- _Given task_:
Out of the lines below, please list those that hold the string "matplotlib".

- _Material for the task_:

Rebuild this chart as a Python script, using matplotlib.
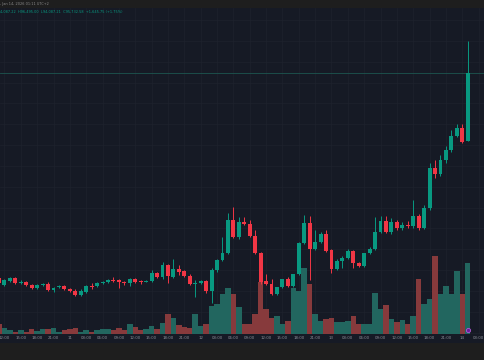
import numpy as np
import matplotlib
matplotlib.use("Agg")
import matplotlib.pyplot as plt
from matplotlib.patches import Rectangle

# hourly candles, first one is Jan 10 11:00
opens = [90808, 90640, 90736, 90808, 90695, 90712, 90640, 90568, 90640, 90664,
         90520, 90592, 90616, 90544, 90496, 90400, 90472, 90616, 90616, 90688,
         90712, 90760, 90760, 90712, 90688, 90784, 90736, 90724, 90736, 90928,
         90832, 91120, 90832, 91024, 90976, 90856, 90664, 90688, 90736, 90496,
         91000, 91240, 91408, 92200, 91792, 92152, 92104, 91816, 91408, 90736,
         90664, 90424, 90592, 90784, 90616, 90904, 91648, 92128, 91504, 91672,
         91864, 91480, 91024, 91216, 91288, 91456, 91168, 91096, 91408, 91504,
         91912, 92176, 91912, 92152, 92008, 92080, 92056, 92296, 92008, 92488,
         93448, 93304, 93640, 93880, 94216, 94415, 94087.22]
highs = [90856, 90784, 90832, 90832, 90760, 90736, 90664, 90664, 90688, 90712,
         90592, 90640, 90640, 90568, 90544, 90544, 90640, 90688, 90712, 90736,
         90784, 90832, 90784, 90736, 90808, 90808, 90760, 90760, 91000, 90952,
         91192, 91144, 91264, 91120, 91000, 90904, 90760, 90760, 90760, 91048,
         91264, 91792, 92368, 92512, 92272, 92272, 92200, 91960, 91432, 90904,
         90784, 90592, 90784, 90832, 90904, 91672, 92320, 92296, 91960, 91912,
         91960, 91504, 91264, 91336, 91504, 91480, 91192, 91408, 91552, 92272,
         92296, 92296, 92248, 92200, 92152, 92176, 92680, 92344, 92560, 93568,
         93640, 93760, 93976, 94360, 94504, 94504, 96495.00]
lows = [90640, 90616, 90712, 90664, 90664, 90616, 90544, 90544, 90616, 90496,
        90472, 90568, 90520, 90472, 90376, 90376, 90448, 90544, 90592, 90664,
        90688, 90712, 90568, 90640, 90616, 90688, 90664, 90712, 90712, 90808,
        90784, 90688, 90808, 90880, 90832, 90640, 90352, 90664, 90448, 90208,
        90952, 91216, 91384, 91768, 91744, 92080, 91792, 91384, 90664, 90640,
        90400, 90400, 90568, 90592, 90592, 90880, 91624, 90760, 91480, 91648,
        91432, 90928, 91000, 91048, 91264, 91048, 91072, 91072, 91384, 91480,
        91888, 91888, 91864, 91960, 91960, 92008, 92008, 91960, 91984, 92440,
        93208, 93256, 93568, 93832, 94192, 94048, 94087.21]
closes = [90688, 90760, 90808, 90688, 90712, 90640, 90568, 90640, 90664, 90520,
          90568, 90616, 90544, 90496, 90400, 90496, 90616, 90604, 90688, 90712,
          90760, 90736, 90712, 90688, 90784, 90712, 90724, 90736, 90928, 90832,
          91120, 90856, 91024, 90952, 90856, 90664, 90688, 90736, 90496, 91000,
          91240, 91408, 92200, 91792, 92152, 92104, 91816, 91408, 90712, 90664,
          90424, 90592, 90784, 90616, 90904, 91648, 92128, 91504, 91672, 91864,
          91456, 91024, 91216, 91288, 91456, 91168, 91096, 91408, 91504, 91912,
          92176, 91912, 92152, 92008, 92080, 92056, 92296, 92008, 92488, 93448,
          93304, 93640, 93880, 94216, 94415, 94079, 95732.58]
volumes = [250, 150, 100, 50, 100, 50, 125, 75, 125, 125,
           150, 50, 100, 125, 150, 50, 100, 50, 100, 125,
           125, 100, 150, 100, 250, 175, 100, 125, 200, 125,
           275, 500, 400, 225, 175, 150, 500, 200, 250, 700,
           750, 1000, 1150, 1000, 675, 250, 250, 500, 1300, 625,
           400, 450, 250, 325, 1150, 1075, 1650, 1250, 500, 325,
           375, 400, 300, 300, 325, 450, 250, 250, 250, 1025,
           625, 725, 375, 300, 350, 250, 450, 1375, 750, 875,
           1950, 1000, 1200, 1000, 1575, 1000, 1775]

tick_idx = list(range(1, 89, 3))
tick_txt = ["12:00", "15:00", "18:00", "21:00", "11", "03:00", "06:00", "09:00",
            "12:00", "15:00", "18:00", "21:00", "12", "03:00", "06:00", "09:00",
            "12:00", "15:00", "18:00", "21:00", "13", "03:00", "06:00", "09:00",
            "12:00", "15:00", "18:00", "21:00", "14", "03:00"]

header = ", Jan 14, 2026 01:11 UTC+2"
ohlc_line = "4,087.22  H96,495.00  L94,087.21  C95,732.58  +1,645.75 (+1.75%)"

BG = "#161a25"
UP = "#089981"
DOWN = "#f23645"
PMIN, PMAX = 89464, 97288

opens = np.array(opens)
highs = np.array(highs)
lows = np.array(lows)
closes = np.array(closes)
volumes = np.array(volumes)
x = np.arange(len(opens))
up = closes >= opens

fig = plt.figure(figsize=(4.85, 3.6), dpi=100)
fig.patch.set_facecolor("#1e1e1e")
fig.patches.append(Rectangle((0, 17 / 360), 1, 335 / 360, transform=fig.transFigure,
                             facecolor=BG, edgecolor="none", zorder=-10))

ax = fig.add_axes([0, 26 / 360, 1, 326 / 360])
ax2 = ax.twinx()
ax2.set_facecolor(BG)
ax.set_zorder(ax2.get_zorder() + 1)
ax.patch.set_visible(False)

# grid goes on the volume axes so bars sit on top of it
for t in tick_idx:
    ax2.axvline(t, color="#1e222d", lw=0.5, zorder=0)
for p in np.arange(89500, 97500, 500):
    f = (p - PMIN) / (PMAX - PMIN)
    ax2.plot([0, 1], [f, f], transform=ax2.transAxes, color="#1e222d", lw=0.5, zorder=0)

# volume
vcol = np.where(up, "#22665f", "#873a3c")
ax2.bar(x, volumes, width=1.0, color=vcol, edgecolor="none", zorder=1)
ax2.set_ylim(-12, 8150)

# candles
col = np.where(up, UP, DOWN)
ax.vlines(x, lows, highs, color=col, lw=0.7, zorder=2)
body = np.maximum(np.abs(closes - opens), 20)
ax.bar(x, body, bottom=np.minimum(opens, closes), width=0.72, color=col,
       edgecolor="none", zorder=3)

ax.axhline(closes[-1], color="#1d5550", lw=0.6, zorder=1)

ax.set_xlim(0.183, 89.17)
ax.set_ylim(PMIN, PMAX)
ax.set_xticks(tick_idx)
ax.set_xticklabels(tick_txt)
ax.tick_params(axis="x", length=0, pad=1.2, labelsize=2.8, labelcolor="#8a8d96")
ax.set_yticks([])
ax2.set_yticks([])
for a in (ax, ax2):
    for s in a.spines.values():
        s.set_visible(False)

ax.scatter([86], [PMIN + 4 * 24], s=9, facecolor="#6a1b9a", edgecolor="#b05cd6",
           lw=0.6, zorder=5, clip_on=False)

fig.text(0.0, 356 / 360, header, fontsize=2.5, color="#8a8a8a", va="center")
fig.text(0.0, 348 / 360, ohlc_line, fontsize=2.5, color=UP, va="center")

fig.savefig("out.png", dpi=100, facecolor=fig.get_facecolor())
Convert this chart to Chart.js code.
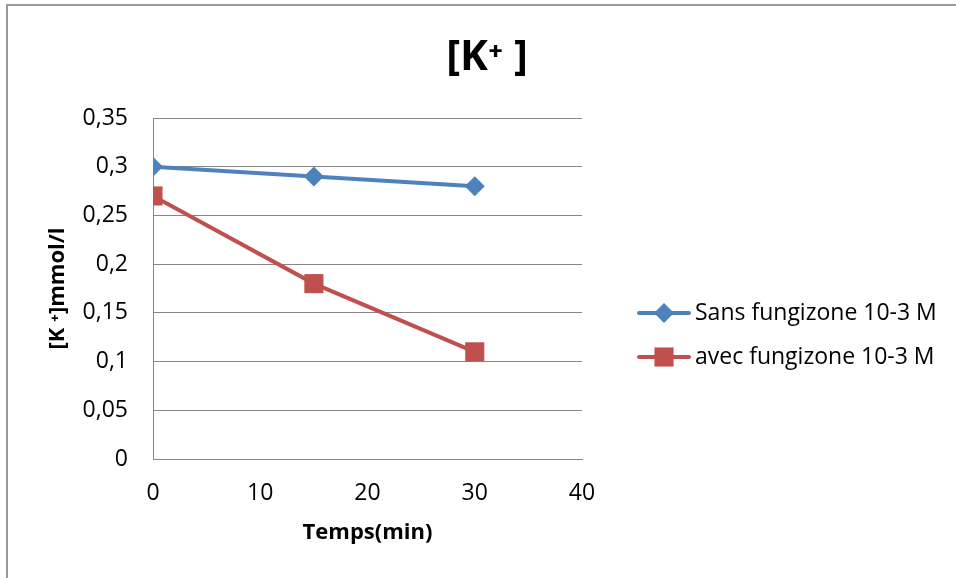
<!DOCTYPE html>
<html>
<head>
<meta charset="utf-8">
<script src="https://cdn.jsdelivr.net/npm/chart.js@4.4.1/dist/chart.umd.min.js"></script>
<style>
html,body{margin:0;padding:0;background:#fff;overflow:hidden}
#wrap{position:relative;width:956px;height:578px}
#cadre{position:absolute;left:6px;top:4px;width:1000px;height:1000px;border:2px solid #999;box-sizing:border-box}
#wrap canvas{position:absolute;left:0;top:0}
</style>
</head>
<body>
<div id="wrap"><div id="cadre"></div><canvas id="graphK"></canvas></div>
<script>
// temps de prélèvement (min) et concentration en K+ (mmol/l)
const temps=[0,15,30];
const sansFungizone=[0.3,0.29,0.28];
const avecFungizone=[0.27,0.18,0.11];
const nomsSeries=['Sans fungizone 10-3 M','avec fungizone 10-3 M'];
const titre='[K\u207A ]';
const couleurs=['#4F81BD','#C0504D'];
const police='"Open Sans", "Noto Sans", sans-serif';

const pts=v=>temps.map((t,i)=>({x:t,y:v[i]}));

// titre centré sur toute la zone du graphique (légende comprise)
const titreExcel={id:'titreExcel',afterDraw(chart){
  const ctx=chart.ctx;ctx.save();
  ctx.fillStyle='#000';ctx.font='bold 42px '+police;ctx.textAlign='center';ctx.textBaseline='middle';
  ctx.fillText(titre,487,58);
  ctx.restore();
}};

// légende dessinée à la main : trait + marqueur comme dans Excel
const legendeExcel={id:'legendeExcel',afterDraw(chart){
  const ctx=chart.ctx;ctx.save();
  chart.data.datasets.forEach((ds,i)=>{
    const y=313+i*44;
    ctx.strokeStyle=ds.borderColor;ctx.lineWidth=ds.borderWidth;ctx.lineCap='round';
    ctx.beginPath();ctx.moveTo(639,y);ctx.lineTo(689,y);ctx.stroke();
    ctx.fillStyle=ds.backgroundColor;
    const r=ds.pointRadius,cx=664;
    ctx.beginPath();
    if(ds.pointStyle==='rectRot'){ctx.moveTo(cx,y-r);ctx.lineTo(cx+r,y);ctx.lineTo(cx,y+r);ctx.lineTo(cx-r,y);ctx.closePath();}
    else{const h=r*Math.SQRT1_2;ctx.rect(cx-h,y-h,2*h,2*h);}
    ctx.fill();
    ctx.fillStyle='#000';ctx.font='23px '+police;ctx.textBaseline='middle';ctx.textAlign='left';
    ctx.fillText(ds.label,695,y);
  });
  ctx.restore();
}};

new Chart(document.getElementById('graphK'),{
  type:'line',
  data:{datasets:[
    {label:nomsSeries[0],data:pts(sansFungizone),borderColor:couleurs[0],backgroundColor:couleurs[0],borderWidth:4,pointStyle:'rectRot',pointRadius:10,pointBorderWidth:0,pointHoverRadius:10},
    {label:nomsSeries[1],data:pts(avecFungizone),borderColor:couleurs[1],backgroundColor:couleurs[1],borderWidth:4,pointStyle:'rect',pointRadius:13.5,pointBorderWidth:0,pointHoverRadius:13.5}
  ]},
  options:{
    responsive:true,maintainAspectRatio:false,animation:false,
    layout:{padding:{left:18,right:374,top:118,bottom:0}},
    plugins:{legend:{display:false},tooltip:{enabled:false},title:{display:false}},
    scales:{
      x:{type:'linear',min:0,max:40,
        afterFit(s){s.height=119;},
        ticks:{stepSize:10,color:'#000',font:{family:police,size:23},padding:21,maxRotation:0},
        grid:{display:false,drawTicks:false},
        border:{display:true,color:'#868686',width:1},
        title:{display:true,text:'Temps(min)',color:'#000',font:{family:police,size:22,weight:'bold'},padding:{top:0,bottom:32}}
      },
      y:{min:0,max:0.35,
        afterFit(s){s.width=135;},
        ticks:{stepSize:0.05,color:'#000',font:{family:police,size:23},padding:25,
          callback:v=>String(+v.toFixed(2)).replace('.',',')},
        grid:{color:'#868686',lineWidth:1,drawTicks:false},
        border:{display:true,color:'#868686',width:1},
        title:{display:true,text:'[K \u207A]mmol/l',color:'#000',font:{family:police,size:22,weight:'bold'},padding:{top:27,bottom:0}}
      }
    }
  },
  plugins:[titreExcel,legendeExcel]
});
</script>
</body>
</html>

- _Answer_:
Rebuild this chart as a Python script, using matplotlib.
import matplotlib
matplotlib.use("Agg")
import matplotlib.pyplot as plt
from matplotlib.patches import Rectangle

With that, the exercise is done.